Parents whose children attend classes at the dance center said they would welcome the opportunity to patronize nearby shops while waiting for their kids to finish classes. Others said it would draw both adults and youth to downtown, since the center also offers classes for adults.

The downside, though, is that some parents are likely to drop their child off and go run errands elsewhere a majority of the time. The dance center also isn’t likely to bring people into the community who don’t already live near there, although it would bring a regular stream of mostly the same customers.
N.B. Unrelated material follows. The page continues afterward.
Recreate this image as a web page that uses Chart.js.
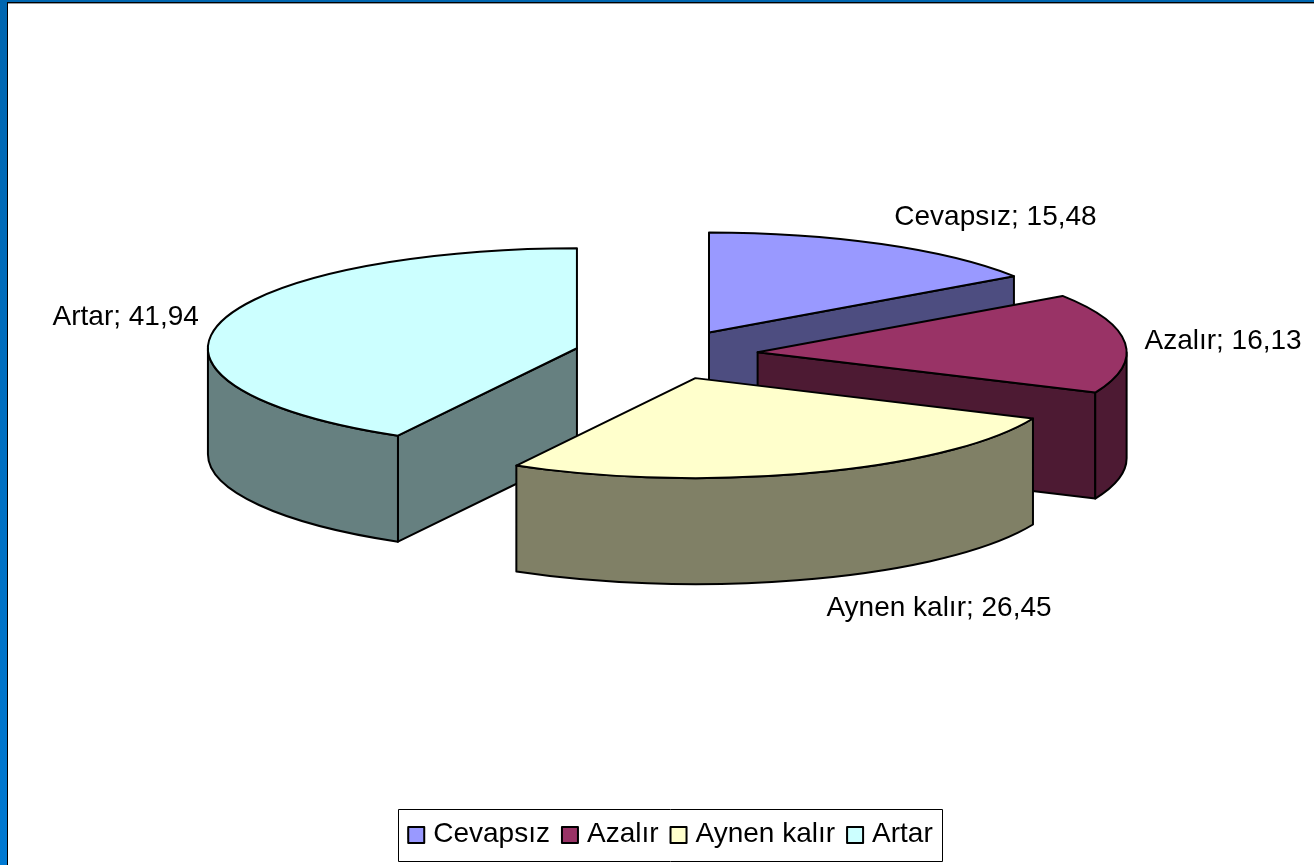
<!DOCTYPE html>
<html><head><meta charset="utf-8">
<style>
html,body{margin:0;padding:0;width:1314px;height:865px;overflow:hidden;background:linear-gradient(180deg,#0066b0,#0079d2)}
#sheet{position:absolute;left:7px;top:2px;width:1307px;height:863px;box-sizing:border-box;background:#fff;border-left:1px solid #000;border-top:1px solid #000;box-shadow:inset 0 1px 0 #999}
#c{position:absolute;left:0;top:0;display:block}
</style>
<script src="https://cdn.jsdelivr.net/npm/chart.js@4"></script>
</head><body>
<div id="sheet"></div>
<canvas id="c" width="1314" height="865"></canvas>
<script>
const categories = ['Cevapsız', 'Azalır', 'Aynen kalır', 'Artar'];
const values = [15.48, 16.13, 26.45, 41.94];
const topColors = ['#9999FF', '#993366', '#FFFFCC', '#CCFFFF'];
const wallColors = ['#4D4D80', '#4D1A33', '#808066', '#668080'];
const paintOrder = [0, 3, 1, 2];
const labelNudges = [[114, -27], [98, -2], [126, 135], [-94, -6]];

const CX = 666, CY = 354.5, RADIUS = 369, EXPLODE = 92, SQUASH = 0.271, DEPTH = 106, EDGE = 2;
const FONT = 'Liberation Sans, Arial, sans-serif';
const LEGEND_FRAME_SHIFT = 1;

function sliceGeom(arc) {
  const mid = (arc.startAngle + arc.endAngle) / 2, off = arc.options.offset;
  return {
    a0: arc.startAngle, a1: arc.endAngle, r: arc.outerRadius,
    ox: CX + Math.cos(mid) * off,
    oy: CY + Math.sin(mid) * off * SQUASH
  };
}
function paint(ctx, fill, trace) {
  ctx.beginPath(); trace(); ctx.closePath();
  ctx.fillStyle = fill; ctx.fill();
  ctx.strokeStyle = '#000'; ctx.lineWidth = EDGE; ctx.lineJoin = 'round'; ctx.stroke();
}
const solidPie = {
  id: 'solidPie',
  beforeDatasetDraw(chart, args) {
    const ctx = chart.ctx, arcs = args.meta.data;
    paintOrder.forEach(i => {
      const g = sliceGeom(arcs[i]), ry = g.r * SQUASH;
      const px = a => g.ox + Math.cos(a) * g.r, py = a => g.oy + Math.sin(a) * ry;
      const radialWall = a => paint(ctx, wallColors[i], () => {
        ctx.moveTo(g.ox, g.oy); ctx.lineTo(px(a), py(a));
        ctx.lineTo(px(a), py(a) + DEPTH); ctx.lineTo(g.ox, g.oy + DEPTH);
      });
      if (Math.cos(g.a0) < -1e-6) radialWall(g.a0);
      if (Math.cos(g.a1) > 1e-6) radialWall(g.a1);
      for (const k of [0, 2]) {
        const from = Math.max(g.a0, k * Math.PI), to = Math.min(g.a1, (k + 1) * Math.PI);
        if (to > from) paint(ctx, wallColors[i], () => {
          ctx.ellipse(g.ox, g.oy, g.r, ry, 0, from, to);
          ctx.lineTo(px(to), py(to) + DEPTH);
          ctx.ellipse(g.ox, g.oy + DEPTH, g.r, ry, 0, to, from, true);
        });
      }
      paint(ctx, topColors[i], () => {
        ctx.moveTo(g.ox, g.oy);
        ctx.ellipse(g.ox, g.oy, g.r, ry, 0, g.a0, g.a1);
      });
    });
    return false;
  },
  afterDatasetsDraw(chart) {
    const ctx = chart.ctx, arcs = chart.getDatasetMeta(0).data;
    ctx.save();
    ctx.font = '28px ' + FONT; ctx.fillStyle = '#000';
    ctx.textAlign = 'center'; ctx.textBaseline = 'middle';
    arcs.forEach((arc, i) => {
      const g = sliceGeom(arc), mid = (g.a0 + g.a1) / 2;
      const x = g.ox + Math.cos(mid) * g.r + labelNudges[i][0];
      const y = g.oy + Math.sin(mid) * g.r * SQUASH + labelNudges[i][1];
      ctx.fillText(categories[i] + '; ' + String(values[i]).replace('.', ','), x, y);
    });
    ctx.restore();
  },
  afterDraw(chart) {
    const legend = chart.legend, boxes = legend.legendHitBoxes, ctx = chart.ctx;
    const first = boxes[0], last = boxes[boxes.length - 1];
    const mid = first.top + first.height / 2 + LEGEND_FRAME_SHIFT;
    ctx.save();
    ctx.strokeStyle = '#000'; ctx.lineWidth = 1;
    ctx.strokeRect(Math.round(first.left) - 9.5, Math.round(mid - 26) + .5,
      Math.round(last.left + last.width - first.left) + 19, 52);
    ctx.lineWidth = 2;
    boxes.forEach((b, i) => {
      ctx.fillStyle = legend.legendItems[i].fillStyle;
      ctx.fillRect(b.left, mid - 8, 16, 16);
      ctx.strokeRect(b.left, mid - 8, 16, 16);
    });
    ctx.restore();
  }
};

new Chart(document.getElementById('c'), {
  type: 'pie',
  plugins: [solidPie],
  data: {
    labels: categories,
    datasets: [{
      data: values,
      backgroundColor: topColors,
      borderColor: '#000',
      borderWidth: 0,
      offset: EXPLODE
    }]
  },
  options: {
    responsive: false,
    animation: false,
    radius: RADIUS,
    layout: { padding: { left: 27, bottom: 7 } },
    plugins: {
      tooltip: { enabled: false },
      legend: {
        position: 'bottom',
        labels: {
          boxWidth: 11, boxHeight: 11, padding: 12,
          color: '#000',
          font: { family: FONT, size: 28 },
          generateLabels(chart) {
            return Chart.overrides.pie.plugins.legend.labels.generateLabels(chart)
              .map(item => Object.assign(item, { strokeStyle: '#000', lineWidth: 1 }));
          }
        }
      }
    }
  }
});
</script>
</body></html>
One person suggested it would be a good addition downtown to give youth something to do. But unlike say, a trampoline park or the COB51 art studio at TownMall, which offer drop-in opportunities for parents and adults, the dance center would require customers already be registered for classes. So there isn’t much appeal to someone who wants to stroll Main Street and find something fun for the kids to do on a whim.

Now, on its surface, a brewery doesn’t necessarily offer drop-in appeal with youth either, and unless the owners of 1623 wish to also set up a taproom or brewpub on premises and offer tours to bring in customers, it won’t be much of a draw for adults either. However, with the right set-up, it could become a key part of a craft beer and beverage culture in Sykesville that already includes places like Market Tavern, E.W. Beck’s, Baldwin’s Station, The Vine on Main and Patapsco Distillery.

For craft beer drinkers, it’s not unusual for them to travel to try new brews that aren’t available elsewhere, meaning a downtown brewery could add to the tourism value of Sykesville’s Main Street area. It would also fit in well with the town’s signature craft beer street festival in the fall.

A brewery could also be set up to offer family events such as picnics and lawn games during weekends or special events, as one attendee to Monday’s meeting described as her experience visiting another brewery.

Both have potential benefits and drawbacks, and while we’d hate to see a staple of the community like Carroll County Dance Center leave that area, we believe the 1623 Brewery has a better chance of growing an already vibrant Main Street in Sykesville.

If you have a strong opinion, or maybe would like to see something else make use of the space, the town will continue accepting public comment at its email and another public hearing on the subject is scheduled for 7 p.m. Jan. 28 at the Town House. Let town officials know what you want to see.